Directions for this task: Filter the records for lines holding the string "matplotlib".

* Begin Raw data *

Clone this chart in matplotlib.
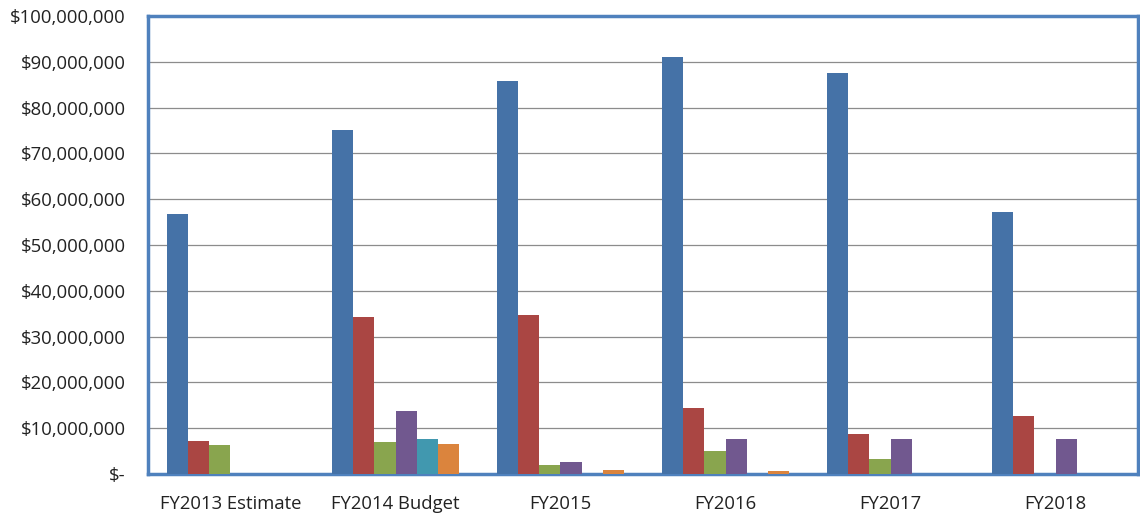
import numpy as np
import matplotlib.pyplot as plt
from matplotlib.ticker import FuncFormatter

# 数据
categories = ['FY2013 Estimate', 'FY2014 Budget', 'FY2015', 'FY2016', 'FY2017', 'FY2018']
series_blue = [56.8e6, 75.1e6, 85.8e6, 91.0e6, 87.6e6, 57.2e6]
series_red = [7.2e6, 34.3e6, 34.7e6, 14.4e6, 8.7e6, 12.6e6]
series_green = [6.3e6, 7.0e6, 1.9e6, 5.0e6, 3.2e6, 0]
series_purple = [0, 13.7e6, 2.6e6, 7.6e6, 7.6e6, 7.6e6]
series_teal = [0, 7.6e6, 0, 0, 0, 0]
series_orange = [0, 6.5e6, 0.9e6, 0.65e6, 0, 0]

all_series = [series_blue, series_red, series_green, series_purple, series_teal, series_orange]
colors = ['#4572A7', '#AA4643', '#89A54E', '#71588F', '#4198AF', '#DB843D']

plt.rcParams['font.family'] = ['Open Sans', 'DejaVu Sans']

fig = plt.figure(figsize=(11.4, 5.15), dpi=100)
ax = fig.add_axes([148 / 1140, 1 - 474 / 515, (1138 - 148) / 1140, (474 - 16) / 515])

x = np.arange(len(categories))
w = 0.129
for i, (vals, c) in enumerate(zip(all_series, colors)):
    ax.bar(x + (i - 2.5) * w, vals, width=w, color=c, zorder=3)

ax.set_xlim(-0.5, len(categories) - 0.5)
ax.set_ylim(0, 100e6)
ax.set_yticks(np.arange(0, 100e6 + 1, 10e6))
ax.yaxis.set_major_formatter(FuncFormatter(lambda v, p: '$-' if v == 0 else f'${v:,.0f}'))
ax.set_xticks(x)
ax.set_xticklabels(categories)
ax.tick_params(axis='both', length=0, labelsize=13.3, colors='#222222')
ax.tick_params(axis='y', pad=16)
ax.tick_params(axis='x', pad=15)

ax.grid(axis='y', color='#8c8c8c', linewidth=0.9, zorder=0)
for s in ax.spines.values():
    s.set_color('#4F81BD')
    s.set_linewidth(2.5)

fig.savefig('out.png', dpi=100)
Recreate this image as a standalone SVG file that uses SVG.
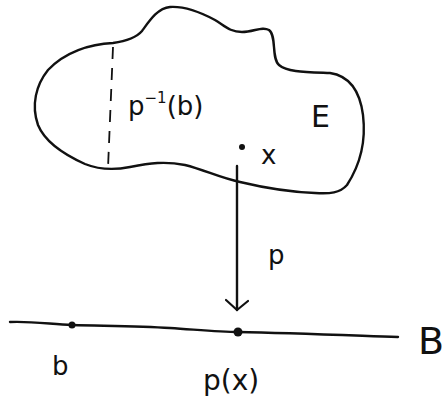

* End Raw data *

Problem solution:
Clone this chart in matplotlib.
import matplotlib.pyplot as plt
from matplotlib.ticker import FuncFormatter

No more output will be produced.